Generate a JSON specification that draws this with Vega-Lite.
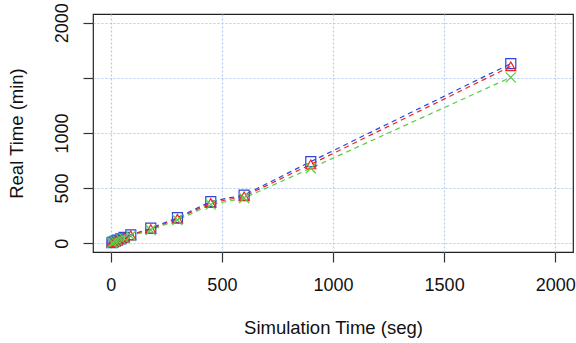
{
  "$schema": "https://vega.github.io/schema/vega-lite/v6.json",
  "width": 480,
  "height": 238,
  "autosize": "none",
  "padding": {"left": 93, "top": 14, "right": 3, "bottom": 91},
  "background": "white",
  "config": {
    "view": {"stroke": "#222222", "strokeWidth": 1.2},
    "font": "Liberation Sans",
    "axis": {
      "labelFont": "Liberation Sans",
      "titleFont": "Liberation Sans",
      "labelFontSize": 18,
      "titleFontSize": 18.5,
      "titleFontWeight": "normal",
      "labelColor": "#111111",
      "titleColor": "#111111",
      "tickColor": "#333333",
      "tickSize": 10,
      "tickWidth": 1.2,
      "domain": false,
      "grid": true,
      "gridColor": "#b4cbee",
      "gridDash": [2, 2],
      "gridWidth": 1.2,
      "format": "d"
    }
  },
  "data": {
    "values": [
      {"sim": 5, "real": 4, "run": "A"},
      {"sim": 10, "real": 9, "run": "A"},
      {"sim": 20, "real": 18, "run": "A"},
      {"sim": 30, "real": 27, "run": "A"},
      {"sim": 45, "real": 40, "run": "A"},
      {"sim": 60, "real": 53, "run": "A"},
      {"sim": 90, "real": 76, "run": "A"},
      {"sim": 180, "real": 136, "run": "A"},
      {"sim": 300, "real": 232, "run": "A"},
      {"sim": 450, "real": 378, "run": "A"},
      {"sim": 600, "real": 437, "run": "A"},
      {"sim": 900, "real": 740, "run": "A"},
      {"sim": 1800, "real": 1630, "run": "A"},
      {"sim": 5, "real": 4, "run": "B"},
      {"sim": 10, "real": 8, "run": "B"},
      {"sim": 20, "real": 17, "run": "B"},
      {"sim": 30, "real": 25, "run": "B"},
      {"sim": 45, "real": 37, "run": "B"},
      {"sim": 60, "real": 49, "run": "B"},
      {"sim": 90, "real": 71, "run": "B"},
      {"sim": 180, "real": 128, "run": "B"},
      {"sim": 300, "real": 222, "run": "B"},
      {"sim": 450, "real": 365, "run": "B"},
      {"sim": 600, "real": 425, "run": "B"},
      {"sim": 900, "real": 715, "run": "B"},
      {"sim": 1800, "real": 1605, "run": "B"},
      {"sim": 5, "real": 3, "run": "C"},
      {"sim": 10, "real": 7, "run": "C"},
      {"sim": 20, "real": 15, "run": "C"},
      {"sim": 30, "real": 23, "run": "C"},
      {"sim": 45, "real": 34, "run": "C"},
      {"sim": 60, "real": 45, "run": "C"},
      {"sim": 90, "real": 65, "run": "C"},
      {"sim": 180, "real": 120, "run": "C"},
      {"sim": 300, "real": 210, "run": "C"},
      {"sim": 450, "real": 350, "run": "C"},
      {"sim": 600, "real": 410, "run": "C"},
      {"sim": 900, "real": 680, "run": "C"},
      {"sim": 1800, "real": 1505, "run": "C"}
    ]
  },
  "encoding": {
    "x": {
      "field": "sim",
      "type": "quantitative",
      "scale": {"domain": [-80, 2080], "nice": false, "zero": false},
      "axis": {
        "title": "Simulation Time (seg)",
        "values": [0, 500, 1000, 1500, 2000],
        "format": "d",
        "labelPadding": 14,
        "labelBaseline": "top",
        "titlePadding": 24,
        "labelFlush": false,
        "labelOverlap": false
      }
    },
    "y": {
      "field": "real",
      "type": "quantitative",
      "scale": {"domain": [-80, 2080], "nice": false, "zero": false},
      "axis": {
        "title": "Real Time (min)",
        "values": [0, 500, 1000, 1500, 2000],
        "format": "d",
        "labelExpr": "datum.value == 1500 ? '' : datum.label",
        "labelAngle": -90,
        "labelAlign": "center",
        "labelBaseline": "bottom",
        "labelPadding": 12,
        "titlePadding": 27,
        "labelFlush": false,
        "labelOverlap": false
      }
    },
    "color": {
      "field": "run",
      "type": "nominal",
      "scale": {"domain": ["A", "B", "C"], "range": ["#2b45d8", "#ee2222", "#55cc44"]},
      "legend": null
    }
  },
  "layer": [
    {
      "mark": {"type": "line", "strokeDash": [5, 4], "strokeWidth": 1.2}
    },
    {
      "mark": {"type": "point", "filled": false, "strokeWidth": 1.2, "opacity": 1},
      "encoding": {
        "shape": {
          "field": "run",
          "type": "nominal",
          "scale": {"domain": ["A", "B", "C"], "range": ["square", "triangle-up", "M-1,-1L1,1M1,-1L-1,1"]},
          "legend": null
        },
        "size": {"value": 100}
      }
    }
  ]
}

□ □ □ □ □

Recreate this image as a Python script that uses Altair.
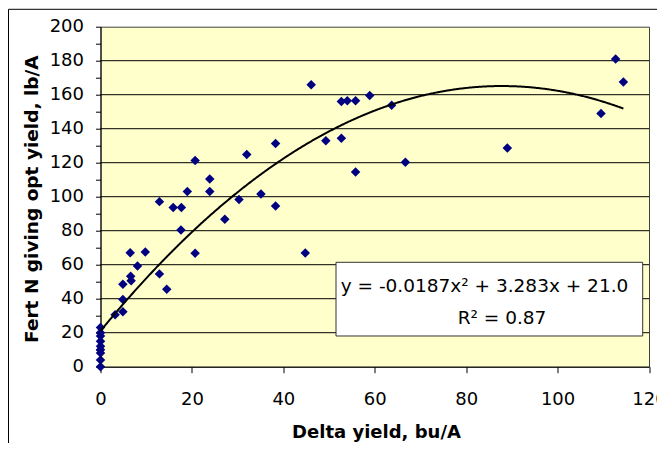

□ □ □ □ □

Stated exercise:
Every line above that contains the word "this" should be reported.

Written reply:
Generate a JSON specification that draws this with Vega-Lite.
Recreate this image as a Python script that uses Altair.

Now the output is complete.